El detective latinoamericano, en cambio, se acerca más al Philip Marlowe de Chandler, el solitario mujeriego, cínico y adicto al alcohol, con veleidades idealistas que cimentan su moral, a veces difusa, y pobre como una rata; o al Sam Spade de Dashiell Hammett, ambos resumidos en la figura emblemática de Humphrey Bogart, «un tipo duro y astuto, capaz de valerse por sí mismo en cada situación», según el propio Hammett, más que un infalible maestro de la lógica deductiva como Sherlock Holmes.
Es en ese mundo de penumbra moral, donde la frontera entre el bien y el mal se presenta tan difusa, y donde la corrupción se espesa entre las sombras, que el investigador curtido puede sucumbir a las tentaciones de la fortuna y a las acechanzas del poder político, o bien sobrevivir incólume, héroe terco que debe luchar contra el mal que se presenta de manera tan ubicua, tanto que puede llegar a tenerlo encima de su cabeza, ministro de justicia, comisario de policía, capo de mafia, al tiempo que rumia sus propias desilusiones, ahogándolas en alcohol y consolándose con amores baratos.
Es así que el molde clásico se rompe.
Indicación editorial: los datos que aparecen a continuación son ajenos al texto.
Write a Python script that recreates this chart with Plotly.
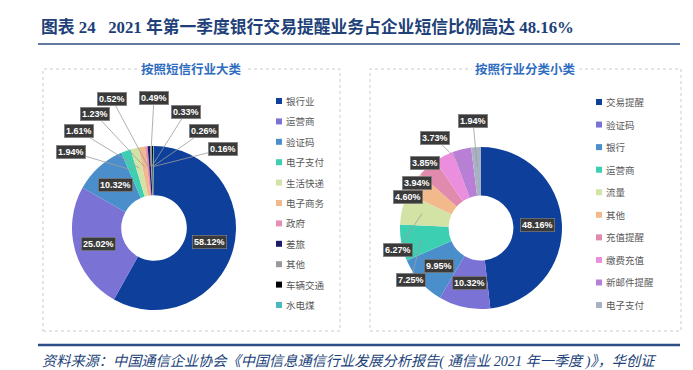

El detective, inconforme y atormentado, rebelde a su modo, se sale del mundo cerrado de su propia cabeza, y deja de ser pasivamente deductivo para volverse ferozmente inductivo. El peso de la atrocidad sustituye a la deducción teórica, toda lógica se pudre, y el humor negro tiñe sus reflexiones, negro sobre negro, de manera que también se convierte en un filósofo crepuscular del desencanto político. La realidad no es sino un remedo del ideal de la ley, una exegesis falsa. Una parodia. Es de este modo que la novela negra deja su ámbito tradicional, porque la realidad deforme la arrastra hacia el realismo descarnado, para convertirse en novela política, en todo el sentido complejo que este término tiene.
El país ficticio donde las leyes se cumplen, las instituciones funcionan, y la transparencia es la regla, una vez que se hiciera real, acabaría con la novela tal como la conocemos, comenzando, por supuesto, por la novela negra. Sería cosa de empezar de nuevo.